A creative essay on how illusions in both short stories affected the reality as perceived by both of the main characters in either short story.
In both Nathaniel Hawthorne’s Young Goodman Brown and Joyce Carol Oates’ Where Are You Going, Where Have You Been? , it is suggested that what is on the outside of a person does not matter because what is on the outside depends on what is on the inside. Although the two stories are very much different, they both share this same idea. The character is overcome by the illusion they are put through that their idea of reality changes and ultimately destroys what they used to see as normal or acceptable. Although the illusion breaks or in Hawthorne’s story, completely vanishes, the lasting effects have dire consequences for Young Goodman Brown and Connie.

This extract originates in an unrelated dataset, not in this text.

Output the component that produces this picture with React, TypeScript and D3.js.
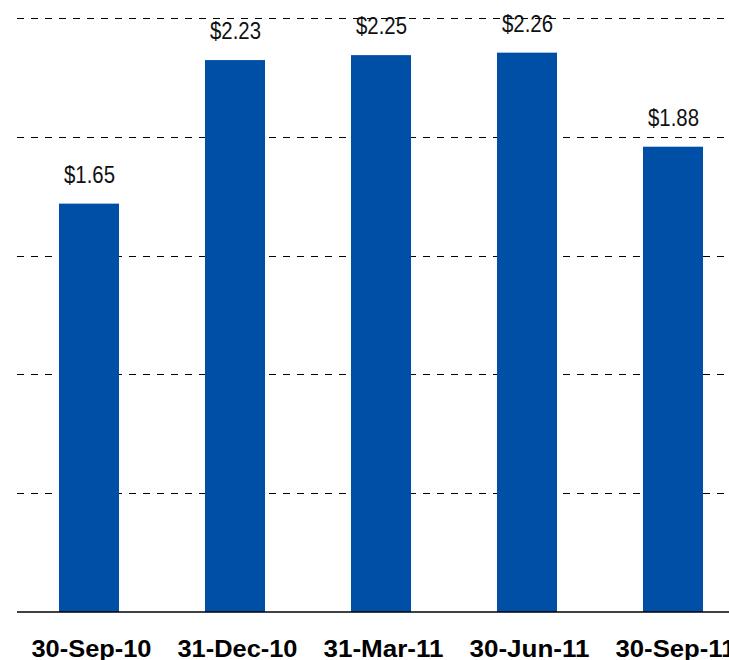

In the short story, Young Goodman Brown by Nathaniel Hawthorne, the main character Young Goodman Brown leaves his house late at night, to go on, what his wife calls his “journey.” Even before the events that unfold before him become strange and otherworldly, Young Goodman Brown sees a man “seated at the foot of an old tree.” Brown is expecting to see this man and immediately the reader finds out what this man looks like, “As nearly as could be discerned, the second traveler was about fifty years old, apparently in the same rank of life as Goodman Brown, and bearing a considerable resemblance to him, though perhaps more in expression than features. Still they might have been taken for father and son. … But the only thing about him that could be fixed upon as remarkable was his staff, which bore the likeness of a great black snake, so curiously wrought that it might almost be seen to twist and wriggle itself like a living serpent. This of course, must have been an ocular deception, assisted by the uncertain light.” Curiously, the old traveler and Brown appear to have many similarities and even stranger the traveler’s staff looks like a serpent in the dark. It must be noted that this is only the beginning of his journey into a dark illusion.
In Where Are You Going, Where Have You Been? Connie doesn’t take a physical journey like Young Goodman Brown; however she notices that the illusion of Arnold Friend, the “18 year old” is falling apart. This illusion does not have the same supports as the one Young Goodman Brown is experiencing. Brown has put himself into an illusion that was formed through a combination of what he loves and what he fears, purely psychological. Connie is experiencing an illusion placed in front of her. She is not inside it; rather it manifests itself as a boy. “There were two boys in the car and now she recognized the driver: he had shaggy, shabby black hair that looked crazy as a wig and he was grinning at her.” This illusion is more realistic, being that Connie is not in an illusion, rather she is watching one. This is the major difference between Hawthorne’s story and Oates’. Being in a self induced illusion and waking up versus watching an unstable illusion fall apart into reality. Connie watches as this happens. “He placed his sunglasses on top of his head, carefully, as if he were indeed wearing a wig, and brought down the stems behind his ears. Connie stared at him, another wave of dizziness and fear rising in her so that for a moment he wasn’t even in focus but was just a blur standing there against his gold car, and she had the idea that he had driven up the driveway all right but had come from nowhere before that and belonged nowhere and that everything about him and even about the music that was so familiar to her was only half real.” Connie is able to see the shift in the illusion that tells her it’s not reality. This is another difference between Brown and Connie. Connie knows there is something deeper than the illusion, like seeing through the eyes of a mask.